Items ▸
++++++

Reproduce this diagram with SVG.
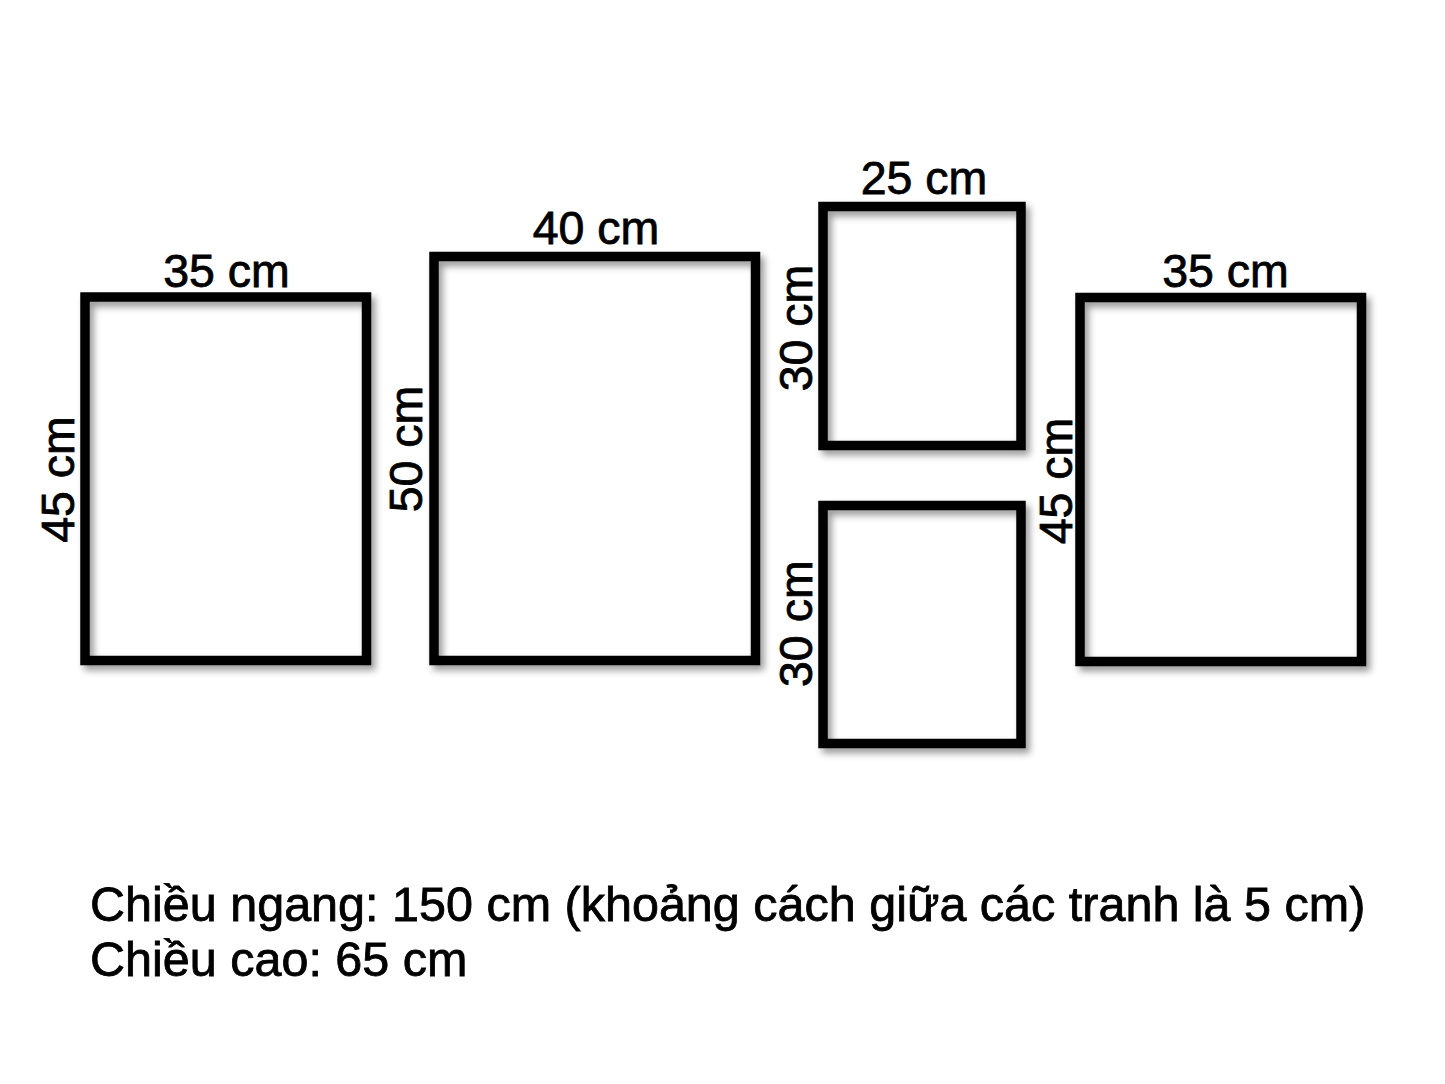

++++++

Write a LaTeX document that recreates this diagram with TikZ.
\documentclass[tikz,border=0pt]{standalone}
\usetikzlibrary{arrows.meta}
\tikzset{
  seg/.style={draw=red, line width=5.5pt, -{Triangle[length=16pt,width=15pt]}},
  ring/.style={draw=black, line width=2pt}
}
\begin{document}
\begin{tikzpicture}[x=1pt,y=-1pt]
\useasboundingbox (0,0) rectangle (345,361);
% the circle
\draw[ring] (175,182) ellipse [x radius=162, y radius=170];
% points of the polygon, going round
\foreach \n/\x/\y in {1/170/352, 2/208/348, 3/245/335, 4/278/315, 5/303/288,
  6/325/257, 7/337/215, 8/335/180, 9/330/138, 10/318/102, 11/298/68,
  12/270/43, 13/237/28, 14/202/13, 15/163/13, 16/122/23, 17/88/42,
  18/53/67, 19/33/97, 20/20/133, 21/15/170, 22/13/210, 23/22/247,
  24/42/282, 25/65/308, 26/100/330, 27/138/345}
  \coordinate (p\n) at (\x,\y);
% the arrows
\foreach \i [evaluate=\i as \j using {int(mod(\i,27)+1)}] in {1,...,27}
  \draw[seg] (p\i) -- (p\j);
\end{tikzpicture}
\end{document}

++++++

Aim of the exercise ▸
Search the data for the string "this" and copy each line where it appears.

Output of the exercise ▸
Reproduce this diagram with SVG.
Write a LaTeX document that recreates this diagram with TikZ.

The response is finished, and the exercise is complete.